Nas últimas semanas, a Alemanha, grande defensora do acordo no bloco pelas vantagens que ele oferece à indústria europeia, também mudou de postura. Berlim demonstra "preocupação" com a devastação da Amazônia e a "competição desleal" dos produtos sul-americanos, em detrimento ao meio ambiente. O Parlamento holandês já rejeitou o texto, e a Áustria adiantou que fará o mesmo.
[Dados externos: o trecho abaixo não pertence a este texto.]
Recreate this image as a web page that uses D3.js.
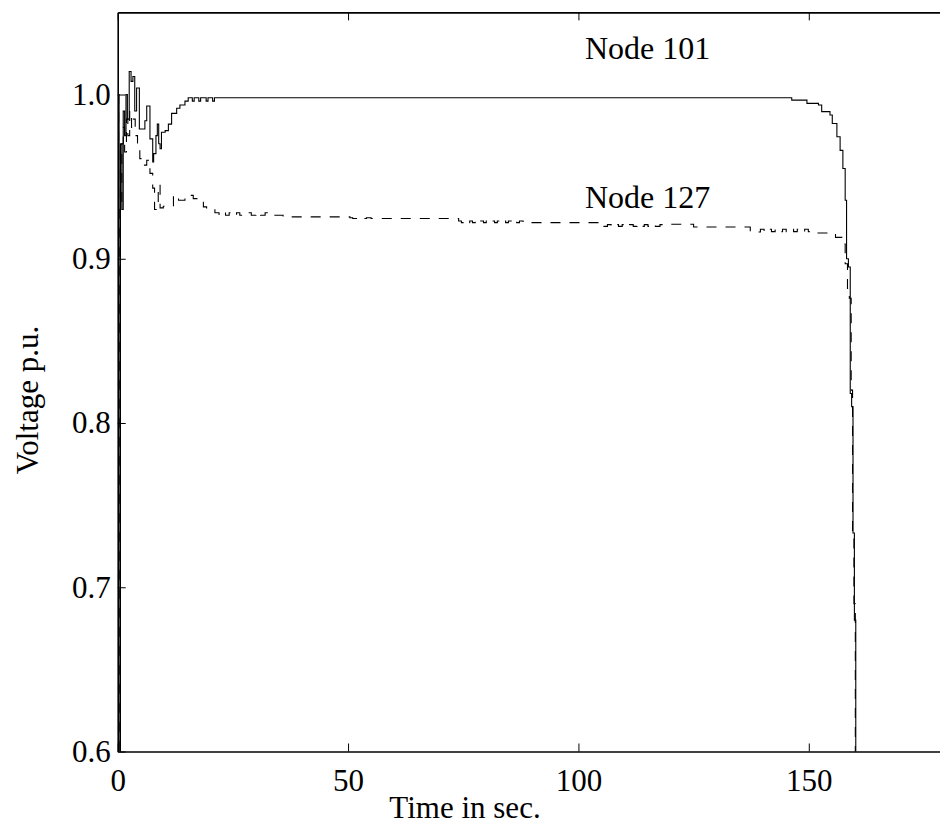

Winograd frisa que a assinatura do acordo, em junho de 2019, ocorreu graças a uma rara conjunção de fatores favoráveis. "Como o Trump paralisou o acordo Transatlântico entre os Estados Unidos e a Europa, abriu-se uma oportunidade para as negociações com o Mercosul, coincidindo com um momento de busca de liderança por Macron e de fim de mandato de Merkel. Agora, ao entrarmos nos últimos dois anos de governo Macron, essa janela pode se fechar", explica o economista argentino.

Uma eventual derrota do presidente americano nas eleições de novembro, nos Estados Unidos, pioraria o cenário para o tratado, sublinha Winograd. Defensor do Multilateralismo, o democrata Joe Biden tende a reabrir negociações comerciais com os europeus e os americanos voltariam a passar na frente, nas prioridades do bloco. O acordo com o Mercosul poderia ficar engavetado ou simplesmente ser rejeitado.

Celso Grisi adverte que o enterro do acordo pode ser apenas o início de uma onda de boicotes comerciais à agricultura em áreas desmatadas ilegalmente. "E se a moda pegar e outros países, como o Canadá ou o Japão, dois países muito preocupados com a questão ambiental? Nós temos que ter cuidado se as coisas começarem a seguir nesse rumo. Não é a Europa: é o mundo que não quer mais isso", sublinha o professor da USP. "Inclusive porque esse é um sério problema para o próprio Brasil. O nosso regime de chuvas na região centro-oeste e sul depende do que chamamos de transvaporização da humidade da Amazônia e são trazidos pelos ventos para a agricultura alcançar o seu esplendor", ressalta Grisi.

Brasil rebate relatório francês

Nesta terça-feira (22), pouco depois de o presidente Jair Bolsonaro voltar a negar o problema do desmatamento na Amazônia em um discurso na Assembleia-geral da ONU, o governo brasileiro divulgou uma nota para rebater um relatório francês sobre o tema, publicado na sexta-feira (18). No documento, Paris alegou que a ratificação do tratado poderá resultar no aumento do desmatamento no bloco sul-americano, já que o acordo prevê mais exportações de carne para a Europa.

Em tom de ameaça, o texto de Brasília argumentou que, se o acordo entre o Mercosul e a União Europeia não sair, os problemas ambientais podem aumentar ainda mais.

"A não entrada em vigor do Acordo Mercosul-UE passaria mensagem negativa e estabeleceria claro desincentivo aos esforços do país para fortalecer ainda mais sua legislação ambiental. A não aprovação do Acordo teria, ademais, implicações sociais e econômicas negativas, que poderiam agravar ainda mais os problemas ambientais da região", diz a nota, assinada em conjunto pelos ministérios da Relações Exteriores (MRE) e da Agricultura, Pecuária e Abastecimento (Mapa).

"Malogro em ratificá-lo implicará lacuna importante no fortalecimento da relação entre as partes e na reiteração de um livre comércio sustentável e responsável, que proporcionará prosperidade com preservação da natureza, resultante da melhoria das condições econômicas", insiste o governo brasileiro.